Tuesday 2nd of January 2024

Hey Noel, thanks so much for reaching out! At that height, yes, your son would probably fit well on the 230 or 250 trail bike, such as the CRF230F, TTR230, KLX230R, or CRF250F. They are the much easier to ride than a race bike like the CRF150R on this page, and they're also cheaper/easier to maintain.


Sunday 31st of December 2023

So I got Kawasaki Lakota 300 sport and I was thinking about the 150r because of the two wheels and space and no mixing gas. I am 5 foot tall. The Lakota has also 23 horsepower the same as the 150r. I love pushing the limits on it. Local riding. Should I get it or a cr85. What price is great for one in south jersey.


Tuesday 2nd of January 2024

@Kelley Fager, I am going to test out my friends 150. I have ridden a Segway XT260. I also love pushing the limits on my quad

Kelley Fager

Tuesday 2nd of January 2024

Hey Lucas, thanks for reaching out! Will this be your first dirt bike? The 150R may hav the same horsepower as your Lakota, but it weighs a lot less and is smaller, which means it's a lot of power for such a little bike, making it harder to handle. It will also require more maintenance if you want it to last a long time. I would consider the CRF150F trail bike if I were you.


Friday 1st of September 2023

Im 4'11 and have a 2016 crf 110 and hate it!
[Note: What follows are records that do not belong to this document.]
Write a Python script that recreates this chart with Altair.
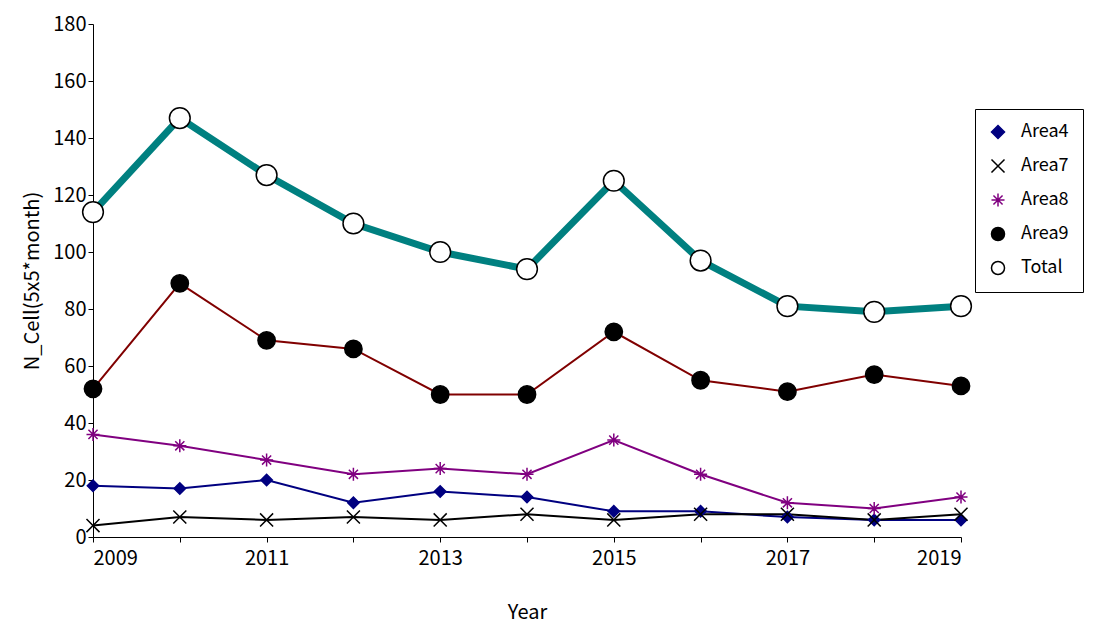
import altair as alt
import pandas as pd

years = list(range(2009, 2020))
area4 = [18, 17, 20, 12, 16, 14, 9, 9, 7, 6, 6]
area7 = [4, 7, 6, 7, 6, 8, 6, 8, 8, 6, 8]
area8 = [36, 32, 27, 22, 24, 22, 34, 22, 12, 10, 14]
area9 = [52, 89, 69, 66, 50, 50, 72, 55, 51, 57, 53]
total = [114, 147, 127, 110, 100, 94, 125, 97, 81, 79, 81]

names = ["Area4", "Area7", "Area8", "Area9", "Total"]
series = [area4, area7, area8, area9, total]

line_colors = ["#000080", "#000000", "#800080", "#800000", "#008080"]
fills = ["#000080", "#000000", "#800080", "#000000", "#ffffff"]
strokes = ["#000080", "#000000", "#800080", "#000000", "#000000"]
shapes = [
    "diamond",
    "M-1,-1L1,1M1,-1L-1,1",
    "M-1,0L1,0M0,-1L0,1M-0.7,-0.7L0.7,0.7M0.7,-0.7L-0.7,0.7",
    "circle",
    "circle",
]
sizes = [130, 170, 170, 300, 430]
widths = [2, 2, 2, 2, 7]
font = "Noto Sans CJK JP"

x = alt.X("Year:Q", scale=alt.Scale(domain=[2009, 2019], nice=False),
          axis=alt.Axis(values=list(range(2009, 2020)), format="d",
                        labelExpr="datum.value % 2 == 1 ? datum.label : ''",
                        grid=False, title="Year", titleFontWeight="normal", titlePadding=34,
                        tickSize=5, labelPadding=6))
y = alt.Y("N:Q", scale=alt.Scale(domain=[0, 180]),
          axis=alt.Axis(values=list(range(0, 181, 20)), grid=False, title="N_Cell(5x5*month)",
                        titleFontWeight="normal", tickSize=5, titlePadding=10))

leg = alt.Legend(title=None, orient="none", legendX=882, legendY=85, strokeColor="#000000",
                 padding=14, rowPadding=14, labelFontSize=18, labelFont=font, labelOffset=14,
                 symbolStrokeWidth=1.5, symbolSize=170, labelColor="#000", labelLimit=200)

layers = []
for i, (n, vals) in enumerate(zip(names, series)):
    d = pd.DataFrame({"Year": years, "N": vals, "Series": n})
    layers.append(alt.Chart(d).mark_line(color=line_colors[i], strokeWidth=widths[i]).encode(x=x, y=y))
for i, (n, vals) in enumerate(zip(names, series)):
    d = pd.DataFrame({"Year": years, "N": vals, "Series": n})
    layers.append(
        alt.Chart(d).mark_point(filled=False, strokeWidth=1.5, opacity=1, size=sizes[i]).encode(
            x=x, y=y,
            shape=alt.Shape("Series:N", scale=alt.Scale(domain=names, range=shapes), legend=leg),
            fill=alt.Fill("Series:N", scale=alt.Scale(domain=names, range=fills), legend=leg),
            stroke=alt.Stroke("Series:N", scale=alt.Scale(domain=names, range=strokes), legend=leg),
        )
    )

chart = (
    alt.layer(*layers)
    .properties(width=868, height=513, padding={"left": 14, "top": 6, "right": 5, "bottom": 5})
    .configure_view(stroke=None)
    .configure_axis(labelFont=font, titleFont=font, labelFontSize=20, titleFontSize=20,
                    labelColor="#000", titleColor="#000", domainColor="#000", tickColor="#000")
)
chart.save("out.html", embed_options={"renderer": "svg", "actions": False})
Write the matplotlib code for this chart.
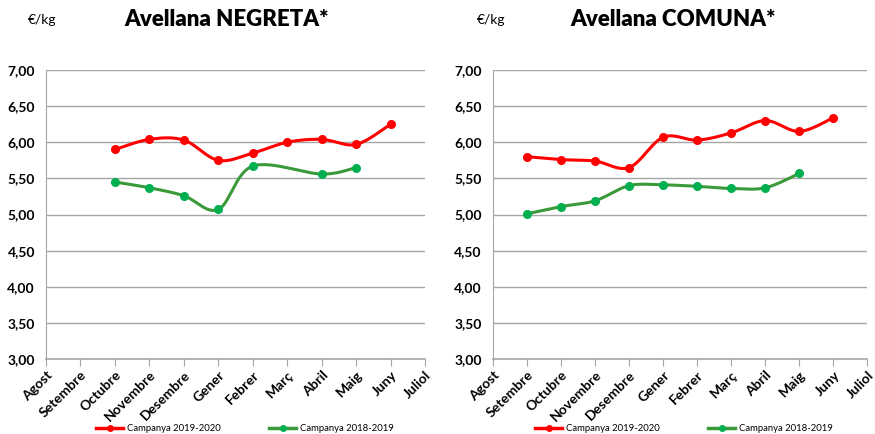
"""
Avellana NEGRETA / COMUNA price charts, campanya 2019-2020 vs 2018-2019.
"""

import numpy as np
import matplotlib
matplotlib.use('Agg')
import matplotlib.pyplot as plt

plt.rcParams['font.family'] = ['Lato', 'DejaVu Sans']

months = ['Agost', 'Setembre', 'Octubre', 'Novembre', 'Desembre', 'Gener',
          'Febrer', 'Març', 'Abril', 'Maig', 'Juny', 'Juliol']

nan = np.nan
# Avellana NEGRETA
negreta_1920 = [nan, nan, 5.90, 6.04, 6.03, 5.75, 5.85, 6.00, 6.04, 5.97, 6.25, nan]
negreta_1819 = [nan, nan, 5.45, 5.37, 5.26, 5.07, 5.67, nan, 5.56, 5.65, nan, nan]
# Avellana COMUNA
comuna_1920 = [nan, 5.80, 5.76, 5.74, 5.65, 6.07, 6.03, 6.13, 6.30, 6.15, 6.34, nan]
comuna_1819 = [nan, 5.01, 5.11, 5.19, 5.40, 5.41, 5.39, 5.36, 5.37, 5.57, nan, nan]

yticks = [3.0, 3.5, 4.0, 4.5, 5.0, 5.5, 6.0, 6.5, 7.0]

RED = '#ff0000'
GREEN_LINE = '#3a9a3a'
GREEN_MARK = '#00b050'
GRID = '#a6a6a6'


def smooth(xs, ys, n=30):
    """Catmull-Rom style smoothing (like Excel smoothed lines)."""
    xs = np.asarray(xs, float)
    ys = np.asarray(ys, float)
    px, py = [], []
    for i in range(len(xs) - 1):
        x0, y0 = (xs[i - 1], ys[i - 1]) if i > 0 else (xs[i], ys[i])
        x3, y3 = (xs[i + 2], ys[i + 2]) if i + 2 < len(xs) else (xs[i + 1], ys[i + 1])
        x1, y1, x2, y2 = xs[i], ys[i], xs[i + 1], ys[i + 1]
        c1x, c1y = x1 + (x2 - x0) / 6, y1 + (y2 - y0) / 6
        c2x, c2y = x2 - (x3 - x1) / 6, y2 - (y3 - y1) / 6
        t = np.linspace(0, 1, n)
        a, b, c, d = (1 - t) ** 3, 3 * (1 - t) ** 2 * t, 3 * (1 - t) * t ** 2, t ** 3
        px.extend(a * x1 + b * c1x + c * c2x + d * x2)
        py.extend(a * y1 + b * c1y + c * c2y + d * y2)
    return px, py


def draw_series(ax, values, line_color, marker_color, label):
    x = np.arange(len(values))
    v = np.asarray(values, float)
    ok = ~np.isnan(v)
    sx, sy = smooth(x[ok], v[ok])
    ax.plot(sx, sy, color=line_color, lw=2.2, solid_capstyle='round', zorder=3)
    ax.plot(x[ok], v[ok], 'o', color=marker_color, ms=5.5, zorder=4)
    # legend proxy
    ax.plot([], [], color=line_color, lw=2.5, marker='o', ms=4,
            mfc=marker_color, mec=marker_color, label=label)


def style_axes(ax):
    ax.set_xlim(0, len(months) - 1)
    ax.set_ylim(3.0, 7.0)
    ax.set_yticks(yticks)
    ax.set_yticklabels([f'{t:.2f}'.replace('.', ',') for t in yticks],
                       fontsize=10, fontweight='bold')
    ax.set_xticks(np.arange(len(months)))
    ax.set_xticklabels(months, rotation=45, ha='right', rotation_mode='anchor',
                       fontsize=10, fontweight='bold')
    ax.yaxis.grid(True, color=GRID, lw=1)
    ax.set_axisbelow(True)
    for s in ['top', 'right']:
        ax.spines[s].set_visible(False)
    ax.spines['left'].set_color(GRID)
    ax.spines['bottom'].set_color(GRID)
    ax.spines['bottom'].set_linewidth(1.2)
    ax.tick_params(axis='y', length=0, pad=8)
    ax.tick_params(axis='x', length=5, color=GRID, pad=2, direction='out')


fig = plt.figure(figsize=(8.75, 4.34), dpi=100)
ax1 = fig.add_axes([0.0526, 0.1728, 0.4331, 0.6659])
ax2 = fig.add_axes([0.5634, 0.1728, 0.4280, 0.6659])

for ax, s1, s2, lx in [(ax1, negreta_1920, negreta_1819, 0.525),
                       (ax2, comuna_1920, comuna_1819, 0.51)]:
    style_axes(ax)
    draw_series(ax, s1, RED, RED, 'Campanya 2019-2020')
    draw_series(ax, s2, GREEN_LINE, GREEN_MARK, 'Campanya 2018-2019')
    ax.legend(loc='center', bbox_to_anchor=(lx, -0.24), ncol=2, frameon=False,
              fontsize=6.8, handlelength=2.8, columnspacing=5.2, handletextpad=0.4)

fig.text(227 / 875, 1 - 20 / 434, 'Avellana NEGRETA*', ha='center', va='center',
         fontsize=16, fontweight='heavy')
fig.text(42 / 875, 1 - 20 / 434, '€/kg', ha='center', va='center', fontsize=10)
fig.text(673 / 875, 1 - 20 / 434, 'Avellana COMUNA*', ha='center', va='center',
         fontsize=16, fontweight='heavy')
fig.text(491 / 875, 1 - 20 / 434, '€/kg', ha='center', va='center', fontsize=10)

plt.savefig('out.png', dpi=100)
plt.close()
I miss my crf80s clutch and want a 150r so i can ride on tracks more effeciently and have that 150r power! is a 2007 150r for 2000 a good deal

Kelley Fager

Wednesday 6th of September 2023

If you miss your 80 with a clutch, why not consider the CRF125F, Michael? It won't handle jumps, but it will fit you well. The CRF150R has way more power than your 110. $2k may or may not be a good deal - it sounds a little high to me, but your area may have a lower supply so the prices are higher.


Tuesday 13th of December 2022

I am getting mine in February,thanks for the info.

Kelley Fager

Tuesday 13th of December 2022

Awesome - glad you found it helpful, Fischer! Thanks for reading!